While several of the group spoke some English, the Department of Commerce provided French-speaking interpreters for questions. The Algerians were especially impressed with the distances Dougherty was able to use the equipment. Where he said seven to ten miles was about average for some cells, several delegation members said they were fortunate to get several hundred meters with the same type of transmitters.
They told Dougherty that the prime method of wireless data delivery depended on cell phone frequencies in Algeria, but they found this method was not very fast and extremely expensive to expand to serve larger areas. A key difference between Algeria and the United States is here many companies such as Roadstar are able to serve by utilizing unlicensed frequencies. Algeria requires government licenses to use frequencies. One member said it was just a few hundred dollars per channel and Doughtery said that here, it took millions of dollars to buy bandwidth during government auctions and small businesses could not afford those costs.
The panel interrupted from time-to-time with questions about equipment size and cost, including how many towers are needed, and what frequencies work best. Dougherty said that equipment size and cost keeps coming down and that as Roadstar beings newer technology online, the former equipment used for such things as backbone transmission in the past sees utilization down the line to increase efficiencies of the entire network.
He said that towers are not always needed and pointed to the fact that while Roadstar uses some a few of them, many of the company’s radios are mounted on high rooftops such as the new Lerner building on Rt. 28 and 7, silos, barns, etc–wherever it is feasible to serve customers.
The Roadstar CEO also explained that different frequencies perform better when trying to serve problem areas such as forested subdivisions. He also said that if the FCC releases some of the frequencies now utilized by broadcast television when that service goes completely digital in a couple of years wireless broadband could be distributed more widely and at less cost to consumers.
Dougherty then passed around examples of the equipment in use by Roadstar including antennas and radios. He emphasized that today’s equipment usually has the radio electronics built into the antenna and it is just a matter of attaching category 5 or 6 Ethernet cabling to the antenna and then into a user’s computer system.
He also touched on new technologies such as “GigE” which allows wireless broadband to offer speeds rivaling fiber optic cable. He said a new service now testing could offer 1,000 megabits of service to businesses if they need it.

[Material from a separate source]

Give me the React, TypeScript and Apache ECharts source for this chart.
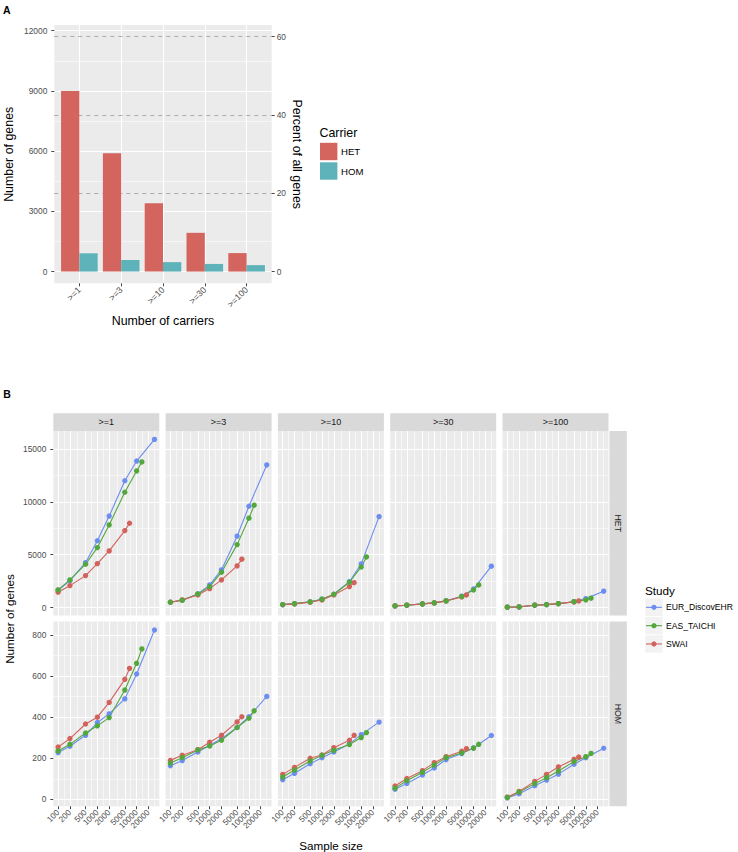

As part of the tour, he took the delegation to a multi-use former AT&T tower just outside Leesburg. The tower was festooned with huge cellular telephone antennae from several companies. During the trip, technicians from Nextel were climbing the tower installing new equipment.
He pointed to several small antennas on the side of the tower about the size of an encyclopedia as well as a small round antenna that is part of Roadstar’s backbone. The Algerian delegation members said the antennas were almost invisible. Later, he took the members inside a large building that once housed AT&T’s long-distance radio equipment. He indicated two small cabinets that housed Roadstar’s equipment, saying that was all the space he needed.
Roadstar has also been visited by delegations from French telecom agencies in 2005, Greek telecom regulators in 2006 and a group from Armenia last month .The company also made headlines when then Chairman of the FCC, Michael Powell and a group visited the company in 2003. Powell praised Roadstar at that time and said that it could serve as an entrepreneurial blueprint for others who might be considering providing wireless broadband.
Dougherty said he is pleased the FCC continues to send delegations to Loudoun and Roadstar because it provides an opportunity for exposure to the county’s vitality and possibility for locating business from their respective nations here.